“Here I must say something briefly about the standard language that neuroscience has come to assume in the last fifty or so years (the subject deserves extended treatment). Even in sober neuroscience textbooks we are routinely told that bits of the brain “process information,” “send signals,” and “receive messages”—as if this were as uncontroversial as electrical and chemical processes occurring in the brain. We need to scrutinize such talk with care. Why exactly is it thought that the brain can be described in these ways? It is a collection of biological cells like any bodily organ, much like the liver or the heart, which are not apt to be described in informational terms. It can hardly be claimed that we have observed information transmission in the brain, as we have observed certain chemicals; this is a purely theoretical description of what is going on. So what is the basis for the theory?

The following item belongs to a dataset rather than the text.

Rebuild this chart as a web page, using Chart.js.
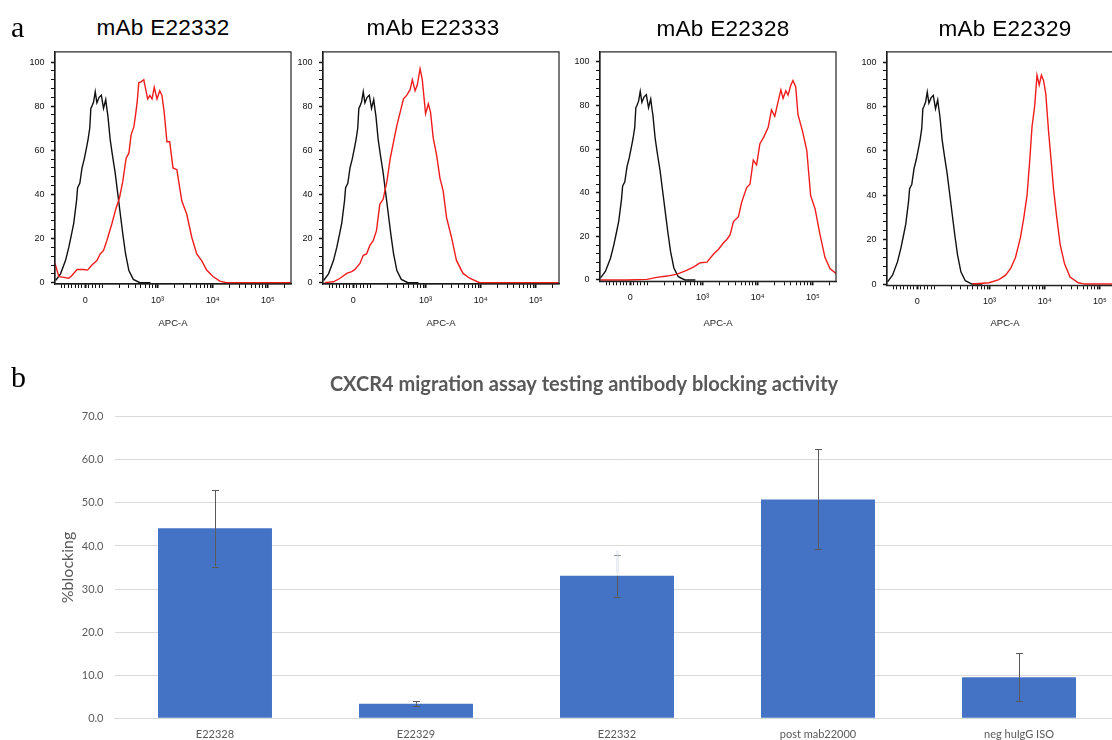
<!DOCTYPE html>
<html>
<head>
<meta charset="utf-8">
<script src="https://cdn.jsdelivr.net/npm/chart.js@4.4.1/dist/chart.umd.min.js"></script>
<style>
html,body{margin:0;padding:0;background:#fff;}
body{width:1112px;height:740px;position:relative;overflow:hidden;}
canvas{position:absolute;}
.lbl{position:absolute;font-family:"Liberation Serif","Times New Roman",serif;font-size:30px;line-height:30px;color:#000;z-index:2}
.pt{position:absolute;width:200px;text-align:center;font-family:"Liberation Sans",Arial,sans-serif;font-size:22.5px;line-height:22.5px;letter-spacing:0.3px;color:#000;z-index:2}
</style>
</head>
<body>
<div class="lbl" style="left:11px;top:12px">a</div>
<div class="lbl" style="left:11px;top:362px">b</div>
<div class="pt" style="left:63px;top:16.8px">mAb E22332</div>
<div class="pt" style="left:333px;top:16.8px">mAb E22333</div>
<div class="pt" style="left:623px;top:17.8px">mAb E22328</div>
<div class="pt" style="left:905px;top:17.8px">mAb E22329</div>
<canvas id="h1"></canvas>
<canvas id="h2"></canvas>
<canvas id="h3"></canvas>
<canvas id="h4"></canvas>
<canvas id="bars"></canvas>
<script>
// ---- panel a: APC-A histograms (x in display decades: 10^3 = 3, 10^4 = 4 ...)
const ctrlX = [1.15,1.24,1.33,1.39,1.44,1.48,1.53,1.55,1.59,1.63,1.67,1.71,1.74,1.77,1.79,1.81,1.84,1.87,1.90,1.94,1.98,2.02,2.06,2.08,2.10,2.14,2.18,2.23,2.28,2.33,2.37,2.42,2.48,2.56,2.68,2.87];
const ctrlY = [1,4,10,16,22,27,37,43,45,52,56,61,65,70,79,80,82,86.5,81.5,84,85,79,83,79,75.5,65,58,50,40,30,22,13,5.5,1.5,0,0];

const e22332X = [1.14,1.21,1.30,1.39,1.45,1.54,1.66,1.73,1.81,1.90,1.96,2.02,2.08,2.17,2.25,2.31,2.37,2.43,2.48,2.52,2.57,2.60,2.63,2.66,2.70,2.75,2.79,2.82,2.86,2.90,2.94,2.99,3.04,3.08,3.12,3.17,3.22,3.28,3.35,3.44,3.53,3.62,3.71,3.80,3.89,4.01,4.13,4.25,5.42];
const e22332Y = [8.7,2.7,2.4,2.0,3.4,6.0,6.0,5.7,8.0,10.0,13.0,14.6,19.0,26.6,34.0,38.5,46.0,56.4,58.7,67.0,70.6,75.8,81.8,90.7,91.0,92.0,87.0,83.3,84.8,83.3,88.5,83.3,87.0,84.8,77.3,63.9,63.9,52.0,51.2,37.0,31.0,20.6,13.0,10.0,5.7,2.7,0.7,0,0];

const e22333X = [1.17,1.33,1.45,1.57,1.66,1.72,1.81,1.87,1.93,1.99,2.05,2.11,2.17,2.23,2.30,2.36,2.42,2.48,2.54,2.60,2.66,2.72,2.76,2.81,2.85,2.90,2.94,3.00,3.05,3.09,3.14,3.20,3.26,3.32,3.38,3.47,3.56,3.68,3.80,3.98,5.42];
const e22333Y = [0,0.4,2,4.2,5,6,8.7,12.4,13,16.9,19,23.6,35.5,37.8,46,56.4,63.9,71.3,77.3,83.3,85,87.5,92,87,89.6,97,92.2,76.6,81,77.3,65.4,57.9,47.5,41.5,29.6,20.6,10.1,4.2,2,0,0];

const e22328X = [1.15,1.63,1.99,2.17,2.36,2.54,2.72,2.84,2.96,3.08,3.20,3.29,3.38,3.44,3.50,3.56,3.65,3.71,3.80,3.86,3.92,3.98,4.04,4.11,4.19,4.25,4.31,4.37,4.42,4.46,4.51,4.55,4.60,4.64,4.69,4.73,4.81,4.89,4.96,5.04,5.13,5.22,5.31,5.42];
const e22328Y = [0,0,0.3,1.2,1.8,2.7,4.5,6,7.9,8.2,11.9,14.1,17.1,18.6,20.8,26.8,29,35.7,42.4,43.9,55,52.8,62.5,65.5,70,78,75.1,81.8,87.2,83.3,86.8,84.8,89.3,91.5,88.5,75.9,68.5,59.5,38.7,32.7,20.8,10.4,5.2,3.0];

const e22329X = [2.69,2.99,3.17,3.29,3.38,3.47,3.56,3.62,3.68,3.73,3.77,3.82,3.86,3.90,3.94,3.98,4.02,4.07,4.12,4.16,4.22,4.28,4.36,4.46,4.61,4.73,5.42];
const e22329Y = [0,0.6,2,4,6.9,12,20.9,29.7,40,56.2,70.9,80.6,94.1,89.7,94.1,91.6,85.6,68.8,54.7,42.9,29.7,17.9,9.1,3.2,0.6,0,0];

const majorX = [1.69, 3, 4, 5];
const majorLabels = ['0', '10\u00B3', '10\u2074', '10\u2075'];

// ---- panel b: migration assay
const groups = ['E22328', 'E22329', 'E22332', 'post mab22000', 'neg huIgG ISO'];
const blocking = [44.1, 3.4, 33.1, 50.8, 9.5];
const blockingErr = [8.9, 0.6, 4.9, 11.6, 5.6];

// tick marks of the logicle axis
let xTicks = majorX.slice();
for (let v = -140; v <= 80; v += 20) if (v !== 0) xTicks.push(1.69 + v * 0.0031);
xTicks.push(2);
for (let d = 2; d <= 5; d++) for (let k = 2; k <= 9; k++) {
  const t = d + Math.log10(k);
  if (t < 5.42) xTicks.push(t);
}
xTicks.sort((a, b) => a - b);
const yTicks = [];
for (let v = 0; v <= 100; v += 4) yTicks.push(v);

const isMajor = v => majorX.some(m => Math.abs(m - v) < 1e-6);
const pts = (xs, ys) => xs.map((x, i) => ({x, y: ys[i]}));

const frame = {
  id: 'frame',
  afterDatasetsDraw(chart) {
    const {ctx, chartArea: a} = chart;
    ctx.save();
    ctx.strokeStyle = '#222';
    ctx.lineWidth = 1.2;
    ctx.strokeRect(a.left, a.top, a.right - a.left, a.bottom - a.top);
    ctx.restore();
  }
};

const panels = [
  {id: 'h1', boxL: 55, boxR: 290.7, boxT: 49, boxB: 284, x: e22332X, y: e22332Y},
  {id: 'h2', boxL: 323.3, boxR: 559, boxT: 49, boxB: 284, x: e22333X, y: e22333Y},
  {id: 'h3', boxL: 600, boxR: 835.7, boxT: 45.5, boxB: 281.3, x: e22328X, y: e22328Y},
  {id: 'h4', boxL: 886.7, boxR: 1122.4, boxT: 46.8, boxB: 285.4, x: e22329X, y: e22329Y}
];

const sans = '"Liberation Sans", Arial, sans-serif';

panels.forEach(p => {
  const cv = document.getElementById(p.id);
  const left = p.boxL - 45;
  cv.width = Math.round(p.boxR - left + 12);
  cv.height = 300;
  cv.style.left = left + 'px';
  cv.style.top = '40px';
  new Chart(cv, {
    type: 'scatter',
    data: {
      datasets: [
        {data: pts(p.x, p.y), showLine: true, borderColor: '#f01c1c', borderWidth: 1.4, pointRadius: 0, tension: 0},
        {data: pts(ctrlX, ctrlY), showLine: true, borderColor: '#111', borderWidth: 1.4, pointRadius: 0, tension: 0}
      ]
    },
    options: {
      responsive: false,
      animation: false,
      layout: {padding: {left: 0, right: 12, top: p.boxT - 40, bottom: 0}},
      plugins: {legend: {display: false}, tooltip: {enabled: false}},
      scales: {
        x: {
          type: 'linear', min: 1.14, max: 5.42,
          afterBuildTicks: s => { s.ticks = xTicks.map(v => ({value: v})); },
          afterFit: s => { s.height = 340 - p.boxB; },
          ticks: {
            autoSkip: false, maxRotation: 0, padding: 7, color: '#111',
            font: {family: sans, size: 9},
            callback: v => { const i = majorX.findIndex(m => Math.abs(m - v) < 1e-6); return i >= 0 ? majorLabels[i] : ''; }
          },
          grid: {display: true, drawOnChartArea: false, drawTicks: true, tickLength: 4, tickColor: '#111',
                 tickWidth: c => (c.tick && isMajor(c.tick.value)) ? 2 : 1},
          border: {display: true, color: '#111', width: 1.2},
          title: {display: true, text: 'APC-A', color: '#222', font: {family: sans, size: 9.5}, padding: {top: 0, bottom: 10.8}}
        },
        y: {
          min: -0.6, max: 104.6,
          afterBuildTicks: s => { s.ticks = yTicks.map(v => ({value: v})); },
          afterFit: s => { s.width = 45; },
          ticks: {autoSkip: false, padding: 6.5, color: '#111', font: {family: sans, size: 9},
                  callback: v => (v % 20 === 0 ? String(v) : '')},
          grid: {display: true, drawOnChartArea: false, drawTicks: true, tickLength: 4, tickColor: '#111',
                 tickWidth: c => (c.tick && c.tick.value % 20 === 0) ? 1.5 : 1},
          border: {display: true, color: '#111', width: 1.2}
        }
      }
    },
    plugins: [frame]
  });
});

// ---- panel b chart
const errorBars = {
  id: 'errorBars',
  afterDatasetsDraw(chart) {
    const {ctx} = chart;
    const ys = chart.scales.y;
    const meta = chart.getDatasetMeta(0);
    ctx.save();
    meta.data.forEach((bar, i) => {
      const x = Math.round(bar.x) + 0.5;
      const hi = ys.getPixelForValue(blocking[i] + blockingErr[i]);
      const lo = ys.getPixelForValue(blocking[i] - blockingErr[i]);
      const mid = ys.getPixelForValue(blocking[i]);
      const cap = 3.5;
      ctx.lineWidth = 1;
      ctx.strokeStyle = '#5a5a5a';
      ctx.beginPath();
      ctx.moveTo(x, mid); ctx.lineTo(x, lo);
      ctx.moveTo(x - cap, Math.round(lo) + 0.5); ctx.lineTo(x + cap, Math.round(lo) + 0.5);
      ctx.stroke();
      if (groups[i] === 'E22332') {
        // upper whisker is washed out in the original figure
        ctx.strokeStyle = '#eceef6';
        ctx.lineWidth = 3;
        ctx.beginPath(); ctx.moveTo(x, mid - 2); ctx.lineTo(x, hi - 4); ctx.stroke();
        ctx.strokeStyle = '#9a9a9a';
        ctx.lineWidth = 1;
      }
      ctx.beginPath();
      if (groups[i] !== 'E22332') { ctx.moveTo(x, mid); ctx.lineTo(x, hi); }
      ctx.moveTo(x - cap, Math.round(hi) + 0.5); ctx.lineTo(x + cap, Math.round(hi) + 0.5);
      ctx.stroke();
    });
    ctx.restore();
  }
};

const bcv = document.getElementById('bars');
bcv.width = 1124;
bcv.height = 374;
bcv.style.left = '0px';
bcv.style.top = '366px';
const lato = 'Lato, "Open Sans", sans-serif';

new Chart(bcv, {
  type: 'bar',
  data: {
    labels: groups,
    datasets: [{data: blocking, backgroundColor: '#4472C4', barPercentage: 0.567, categoryPercentage: 1}]
  },
  options: {
    responsive: false,
    animation: false,
    layout: {padding: {left: 48.5, right: 4.5, top: 0, bottom: 0}},
    plugins: {
      legend: {display: false},
      tooltip: {enabled: false},
      title: {display: true, text: 'CXCR4 migration assay testing antibody blocking activity',
              color: '#595959', font: {family: lato, size: 20, weight: 'bold'}, padding: {top: 7, bottom: 19.7}}
    },
    scales: {
      x: {
        grid: {display: false, drawTicks: false},
        border: {display: true, color: '#d9d9d9'},
        ticks: {color: '#595959', font: {family: lato, size: 11}, padding: 10, maxRotation: 0},
        afterFit: s => { s.height = 21.7; }
      },
      y: {
        min: 0, max: 70,
        ticks: {stepSize: 10, padding: 11, color: '#595959', font: {family: lato, size: 11},
                callback: v => Number(v).toFixed(1)},
        grid: {color: '#d9d9d9', drawTicks: false},
        border: {display: false},
        title: {display: true, text: '%blocking', color: '#595959', font: {family: lato, size: 16},
                padding: {top: 9.9, bottom: 0}},
        afterFit: s => { s.width = 66; }
      }
    }
  },
  plugins: [errorBars]
});
</script>
</body>
</html>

The answer must surely be that the brain is causally connected to the mind and the mind contains and processes information. That is, a conscious subject has knowledge, memory, perception, and the power of reason—I have various kinds of information at my disposal. No doubt I have this information because of activity in my brain, but it doesn’t follow that my brain also has such information, still less microscopic bits of it. Why do we say that telephone lines convey information? Not because they are intrinsically informational, but because conscious subjects are at either end of them, exchanging information in the ordinary sense. Without the conscious subjects and their informational states, wires and neurons would not warrant being described in informational terms.”— Homunculism by Colin McGinn [New York Review of Books] (via thenoobyorker)
I’ve been trying “perceiving, sensing, sense-making, organism” to break with the “brain as computer” and “body as machine” metaphors.